Il verdetto di condanna non è mai stato in dubbio e dopo numerosi rinvii "tattici" del regime, nella speranza di far scemare l'attenzione internazionale sul caso, stamane è arrivato. Aung San Suu Kyi è stata ritenuta colpevole di aver violato gli arresti domiciliari e condannata a tre anni di carcere. La Corte ha concesso ai giornalisti di assistere alla lettura della sentenza, ma solo perché era in programma l'ennesima sceneggiata. Dopo qualche minuto di pausa, infatti, il colpo di teatro. Ha fatto il suo ingresso in aula il ministro degli Interni birmano, il quale ha letto un ordine speciale di Than Shwe, leader della giunta militare al potere, che commutava la pena a "18 mesi di arresti domiciliari". Giusto il tempo per togliere dalla circolazione la leader dell'opposizione birmana per tutto il 2010, anno in cui si terranno le elezioni-farsa.
Fin dall'inizio il caso che ha portato al nuovo processo nei confronti di Suu Kyi è sembrato una montatura creata ad arte dal regime. Il 14 maggio scorso il nuovo arresto, quando neanche due settimane dopo, il 27 maggio, sarebbero scaduti i termini degli arresti domiciliari che duravano da sei anni, prorogati più volte di anno in anno dal 2003. Ma proprio a pochi giorni dalla scadenza, ecco quello strano individuo che riusciva a introdursi nella villa - controllatissima - della dissidente e a rimanerci due notti approfittando della sua ospitalità.
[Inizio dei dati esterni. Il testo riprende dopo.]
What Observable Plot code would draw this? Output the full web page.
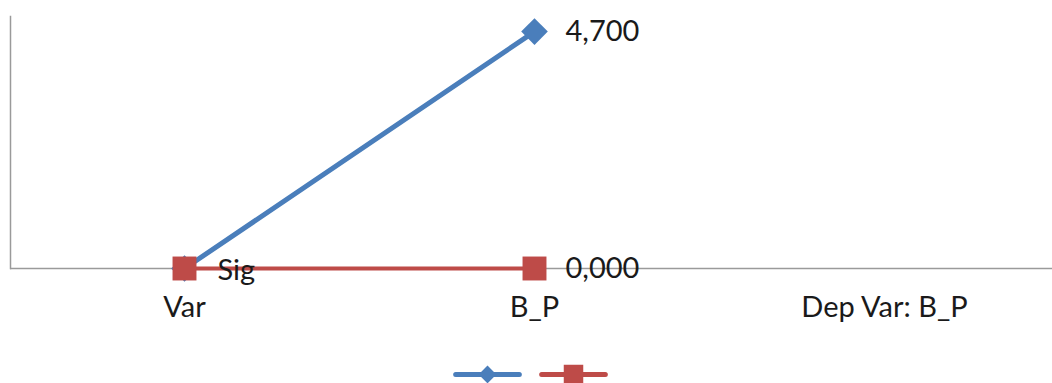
<!DOCTYPE html>
<html>
<head>
<meta charset="utf-8">
<script src="https://cdn.jsdelivr.net/npm/d3@7"></script>
<script src="https://cdn.jsdelivr.net/npm/@observablehq/plot@0.6"></script>
<style>
  html, body { margin: 0; padding: 0; background: #fff; }
  #chart svg { display: block; }
</style>
</head>
<body>
<div id="chart"></div>
<script>
// Categories along the x axis
const categories = ["Var", "B_P", "Dep Var: B_P"];

// Series values (one per category; null = no point)
const seriesNames = ["B", "Sig"];
const blueValues = [0, 4.7, null];
const redValues = [0, 0, null];

// Text labels attached to points (null = numeric value label)
const redTextLabels = ["Sig", null, null];
const blueShowLabel = [false, true, false];
const redShowLabel = [true, true, false];

const colors = {B: "#4a7ebb", Sig: "#be4b48"};
const symbols = {B: "diamond2", Sig: "square"};
const fontFamily = "Lato, 'Open Sans', sans-serif";
const fontSize = 29;
const fmt = v => d3.format(".3f")(v).replace(".", ",");

const rows = [];
categories.forEach((c, i) => {
  if (blueValues[i] != null) rows.push({series: "B", cat: c, value: blueValues[i],
    label: blueShowLabel[i] ? fmt(blueValues[i]) : null, text: false});
  if (redValues[i] != null) rows.push({series: "Sig", cat: c, value: redValues[i],
    label: redShowLabel[i] ? (redTextLabels[i] ?? fmt(redValues[i])) : null,
    text: redTextLabels[i] != null});
});
const blue = rows.filter(d => d.series === "B");
const red = rows.filter(d => d.series === "Sig");

const main = Plot.plot({
  width: 1052,
  height: 340,
  marginLeft: 10,
  marginRight: 0,
  marginTop: 16,
  marginBottom: 72,
  style: {fontFamily, fontSize: fontSize + "px", color: "#1a1a1a", background: "#fff"},
  x: {type: "point", domain: categories, range: [184, 884], padding: 0, label: null},
  y: {domain: [0, 5], axis: null},
  marks: [
    Plot.frame({anchor: "left", stroke: "#9a9a9a", strokeWidth: 1.5}),
    Plot.ruleY([0], {stroke: "#9a9a9a", strokeWidth: 1.5}),
    Plot.axisX({tickSize: 0, tickPadding: 28, fontSize, fill: "#1a1a1a"}),
    Plot.line(blue, {x: "cat", y: "value", stroke: colors.B, strokeWidth: 5}),
    Plot.dot(blue, {x: "cat", y: "value", symbol: symbols.B, r: 12, fill: colors.B, stroke: "none"}),
    Plot.line(red, {x: "cat", y: "value", stroke: colors.Sig, strokeWidth: 4}),
    Plot.dot(red, {x: "cat", y: "value", symbol: symbols.Sig, r: 13.5, fill: colors.Sig, stroke: "none"}),
    // numeric value labels
    Plot.text(rows.filter(d => d.label && !d.text), {x: "cat", y: "value", text: "label",
      dx: 31, dy: 0, textAnchor: "start", fontSize, fill: "#1a1a1a"}),
    // text labels
    Plot.text(rows.filter(d => d.label && d.text), {x: "cat", y: "value", text: "label",
      dx: 33, dy: 2, textAnchor: "start", fontSize, fill: "#1a1a1a"})
  ]
});

// Legend: one swatch (line + marker) per series, no text
const legendItems = seriesNames.map((s, i) => ({series: s, i}));
const legendMarks = [
  Plot.link(legendItems, {x1: d => d.i - 0.37, x2: d => d.i + 0.37, y1: 0, y2: 0,
    stroke: d => colors[d.series], strokeWidth: 5, strokeLinecap: "round"})
];
legendItems.forEach(item => {
  legendMarks.push(Plot.dot([item], {x: "i", y: 0, symbol: symbols[item.series],
    r: item.series === "B" ? 8 : 11, fill: colors[item.series], stroke: "none"}));
});
const legend = Plot.plot({
  width: 1052,
  height: 43,
  margin: 0,
  style: {background: "#fff"},
  x: {domain: [0, 1], range: [487, 573], axis: null},
  y: {domain: [0, 1], range: [34, 0], axis: null},
  marks: legendMarks
});

const chart = document.getElementById("chart");
chart.append(main, legend);
</script>
</body>
</html>
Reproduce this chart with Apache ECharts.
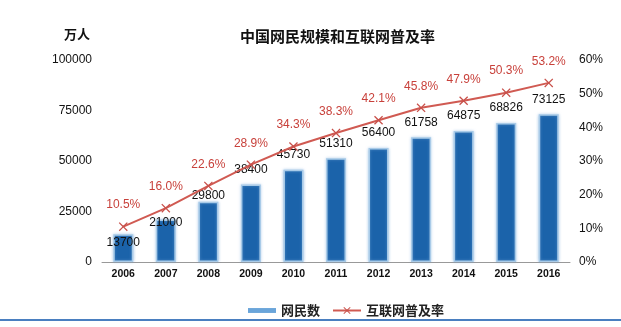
<!DOCTYPE html>
<html><head><meta charset="utf-8">
<script src="https://cdn.jsdelivr.net/npm/echarts@6/dist/echarts.min.js"></script>
<style>html,body{margin:0;padding:0;background:#fff}#c{width:621px;height:327px}</style>
</head><body><div id="c"></div>
<script>
var years = ['2006','2007','2008','2009','2010','2011','2012','2013','2014','2015','2016'];
var users = [13700,21000,29800,38400,45730,51310,56400,61758,64875,68826,73125];
var rate = [10.5,16.0,22.6,28.9,34.3,38.3,42.1,45.8,47.9,50.3,53.2];
var leftTicks = [0,25000,50000,75000,100000];
var rightTicks = [0,10,20,30,40,50,60];
var chart = echarts.init(document.getElementById('c'));
var font = 'Liberation Sans, Arial, sans-serif';
// labels of the first bars are pushed down in the original to avoid the line
var labelShift = [23, 18, 9];
var barData = users.map(function(v,i){
  var d = {value:v};
  if (labelShift[i]) d.label = {offset:[0, labelShift[i]]};
  return d;
});
chart.setOption({
  animation:false,
  title:{text:'中国网民规模和互联网普及率', left:235, top:24, textStyle:{fontFamily:'Noto Sans CJK SC', fontSize:15, fontWeight:'bold', color:'#111'}},
  graphic:[
    {type:'text', left:64, top:28, style:{text:'万人', font:'bold 13px "Noto Sans CJK SC"', fill:'#111'}},
    {type:'rect', shape:{x:0,y:319,width:621,height:2}, style:{fill:'#4a7fc0'}}
  ],
  legend:{bottom:5, left:243, itemGap:12, textStyle:{fontFamily:'Noto Sans CJK SC', fontSize:13, fontWeight:'bold', color:'#222'},
    data:[{name:'网民数', icon:'path://M0,0H40V7H0Z', itemStyle:{color:'#6aa5da', borderWidth:0, shadowBlur:0}},{name:'互联网普及率'}], itemWidth:28, itemHeight:9},
  grid:{left:102, right:51, top:60, bottom:65},
  xAxis:{type:'category', data:years, axisLine:{lineStyle:{color:'#999'}}, axisTick:{lineStyle:{color:'#999'}, length:5},
    axisLabel:{fontFamily:font, fontSize:10.5, fontWeight:'bold', color:'#111', margin:7}},
  yAxis:[
    {type:'value', min:leftTicks[0], max:leftTicks[leftTicks.length-1], interval:leftTicks[1]-leftTicks[0], splitLine:{show:false}, axisLine:{show:false}, axisTick:{show:false},
      axisLabel:{fontFamily:font, fontSize:12, color:'#111', margin:10, formatter:function(v){return String(v);}}},
    {type:'value', min:rightTicks[0], max:rightTicks[rightTicks.length-1], interval:rightTicks[1]-rightTicks[0], splitLine:{show:false}, axisLine:{show:false}, axisTick:{show:false},
      axisLabel:{fontFamily:font, fontSize:12, color:'#111', formatter:'{value}%', margin:9}}
  ],
  series:[
    {name:'网民数', type:'bar', data:barData, barWidth:20, itemStyle:{color:'#1b63aa', borderColor:'#a9cbe8', borderWidth:1.5, shadowColor:'rgba(120,170,220,0.6)', shadowBlur:3},
      label:{show:true, position:'top', fontFamily:font, fontSize:12, color:'#111', distance:9}},
    {name:'互联网普及率', type:'line', yAxisIndex:1, data:rate, color:'#c8504a', lineStyle:{color:'#d05a52', width:2},
      symbol:'path://M0,1L1,0L5,4L9,0L10,1L6,5L10,9L9,10L5,6L1,10L0,9L4,5Z', symbolSize:9, itemStyle:{color:'#c8504a'},
      label:{show:true, position:'top', distance:11, fontFamily:font, fontSize:12, color:'#c8413b', formatter:function(p){return p.value.toFixed(1)+'%';}}}
  ]
});
</script></body></html>
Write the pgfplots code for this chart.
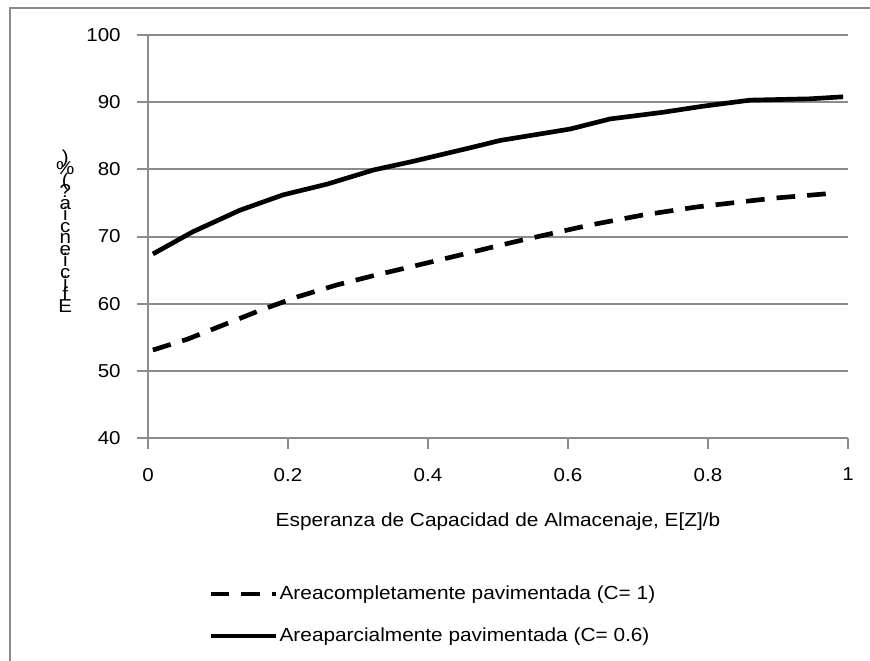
\documentclass[border=0pt]{standalone}
\usepackage{pgfplots}
\pgfplotsset{compat=1.18}
\usepackage{fontspec}
\setmainfont[FakeStretch=1.1]{Liberation Sans}
\definecolor{gridgray}{RGB}{140,140,140}
\newcommand\tightlines{\lineskiplimit=-50pt\relax\lineskip=0pt\relax}

% Efficiency curves for the two surface types
\pgfplotstableread{
x      y
0.007  53.1
0.056  54.7
0.107  56.8
0.160  59.0
0.213  61.0
0.270  62.8
0.327  64.3
0.384  65.7
0.464  67.7
0.503  68.7
0.536  69.5
0.631  71.7
0.707  73.2
0.784  74.4
0.893  75.7
0.974  76.4
}\completa

\pgfplotstableread{
x      y
0.007  67.4
0.064  70.7
0.131  73.9
0.193  76.2
0.256  77.8
0.322  79.9
0.379  81.2
0.464  83.3
0.503  84.3
0.603  86.0
0.660  87.5
0.736  88.5
0.793  89.4
0.860  90.3
0.946  90.5
0.993  90.8
}\parcial

\begin{document}
\begin{tikzpicture}[x=0.75pt,y=0.75pt]
\useasboundingbox (0,0) rectangle (870,660);
% outer chart frame
\draw[gridgray, line width=1.5pt] (10,-20) -- (10,652) -- (900,652);
\begin{axis}[
  at={(111pt,166.5pt)}, anchor=south west,
  scale only axis, width=525pt, height=302.25pt,
  xmin=0, xmax=1, ymin=40, ymax=100,
  xtick={0,0.2,0.4,0.6,0.8,1},
  xticklabels={0,0.2,0.4,0.6,0.8,1},
  ytick={40,50,60,70,80,90,100},
  axis lines*=left,
  ymajorgrids,
  grid style={gridgray, line width=1.5pt},
  axis line style={gridgray, line width=1.5pt},
  tick style={gridgray, line width=1.5pt},
  major tick length=8pt, tick align=outside,
  tick label style={font=\fontsize{14}{16}\selectfont},
  /pgf/number format/assume math mode=true,
  xticklabel style={yshift=-11pt},
  yticklabel style={xshift=-9pt},
  xlabel={Esperanza de Capacidad de Almacenaje, E[Z]/b},
  xlabel style={font=\fontsize{14.2}{16}\selectfont, at={(rel axis cs:0.5,0)}, anchor=center, yshift=-63pt},
  ylabel={)\\\%\\(\\?\\a\\i\\c\\n\\e\\i\\c\\i\\f\\E},
  ylabel style={rotate=-90, at={(rel axis cs:0,0.5)}, anchor=center, xshift=-62pt, yshift=4pt,
    align=center, font=\fontsize{14}{8.6}\selectfont\tightlines},
  legend style={draw=none, fill=none, at={(rel axis cs:0,0)}, anchor=north west,
    xshift=45pt, yshift=-109pt, inner sep=0pt, row sep=15.5pt,
    font=\fontsize{14.2}{16}\selectfont,
    nodes={inner xsep=1pt}},
  legend cell align=left,
  legend image code/.code={\draw[#1] (0pt,0pt) -- (49pt,0pt);},
]
\addplot[black, line width=3.5pt, dash pattern=on 14pt off 9pt] table[x=x,y=y] {\completa};
\addlegendentry{Areacompletamente pavimentada (C= 1)}
\addplot[black, line width=3.5pt] table[x=x,y=y] {\parcial};
\addlegendentry{Areaparcialmente pavimentada (C= 0.6)}
\end{axis}
\end{tikzpicture}
\end{document}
Un caso preso subito a pretesto dal regime, o addirittura pianificato - come si direbbe alla luce di una tempistica a dir poco sospetta - per mantenere Aung San Suu Kyi ancora agli arresti.
Adesso vedremo come la comunità internazionale, ma soprattutto Europa e Stati Uniti, reagiranno. Se si limiteranno alle sdegnate dichiarazioni di queste ore, o se adotteranno misure concrete nei confronti della giunta militare birmana.